Google and Universal Music Group are reportedly working together to develop a way for fans to make AI-generated songs that are legally compliant while also compensating the artists for their work.

Citing sources familiar with the plan, the Financial Times reports that Google is working with music labels like UMG on a tool that allows anyone to create AI songs using the voices and melodies of their favorite artists. The tool is still in the early stages of development, so it remains unclear when it will be released.

Once it's made available to the public, the service could revolutionize the music industry, given UMG's vast library of songs and Google's AI powerhouse. Under a licensing agreement, copyright holders will receive payments for the license to create AI-generated songs using their music. But, of course, artists can choose not to participate.

Warner Music CEO Robert Kyncl suggested as much during the company’s earnings call on August 8. According to the Financial Times, Google is also in similar talks with Warner Music.

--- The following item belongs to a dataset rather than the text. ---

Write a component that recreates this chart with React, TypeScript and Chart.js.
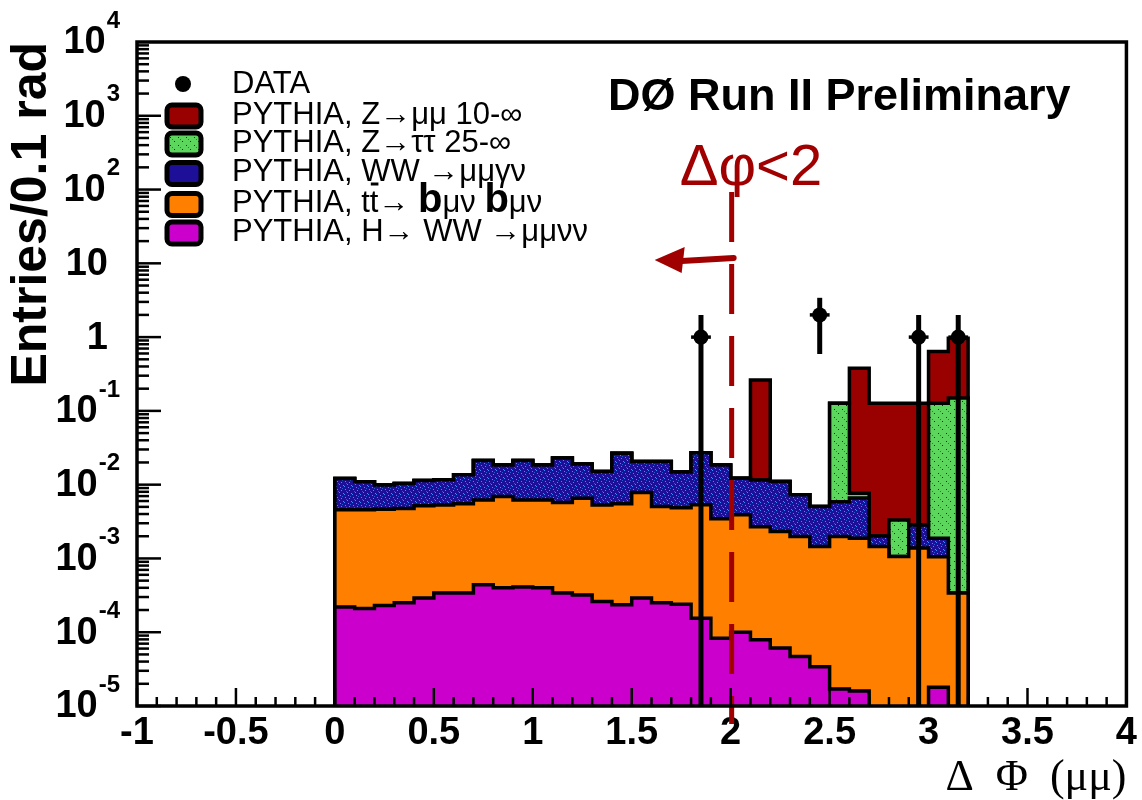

It's not clear how the tool will function, but it is expected to work in a similar way to other AI-powered music generators like Spotify's AI DJ. Fans will be able to provide the tool with a few details about the song they want to create, such as the genre, the mood, and the lyrics. The tool will then use AI to generate a song that matches the fans' specifications.

However, unlike other AI music generators, users could feed the voices and melodies of their favorite artists into the tool, potentially making the songs more authentic and engaging. More importantly, this could make it easier for fans to create music tailored to their taste, as well as help music labels generate new revenue streams.

Google and UMG's new partnership comes at a time when there's a lot of buzz about AI-generated music, with some people loving it and others hating it. In April, UMG asked all music streaming platforms to remove a deepfake track titled "Heart on My Sleeve," produced by TikTok user ghostwriter977. The vocals for "Heart on My Sleeve" were generated by artificial intelligence and made to sound like Canadian musicians Drake and The Weeknd.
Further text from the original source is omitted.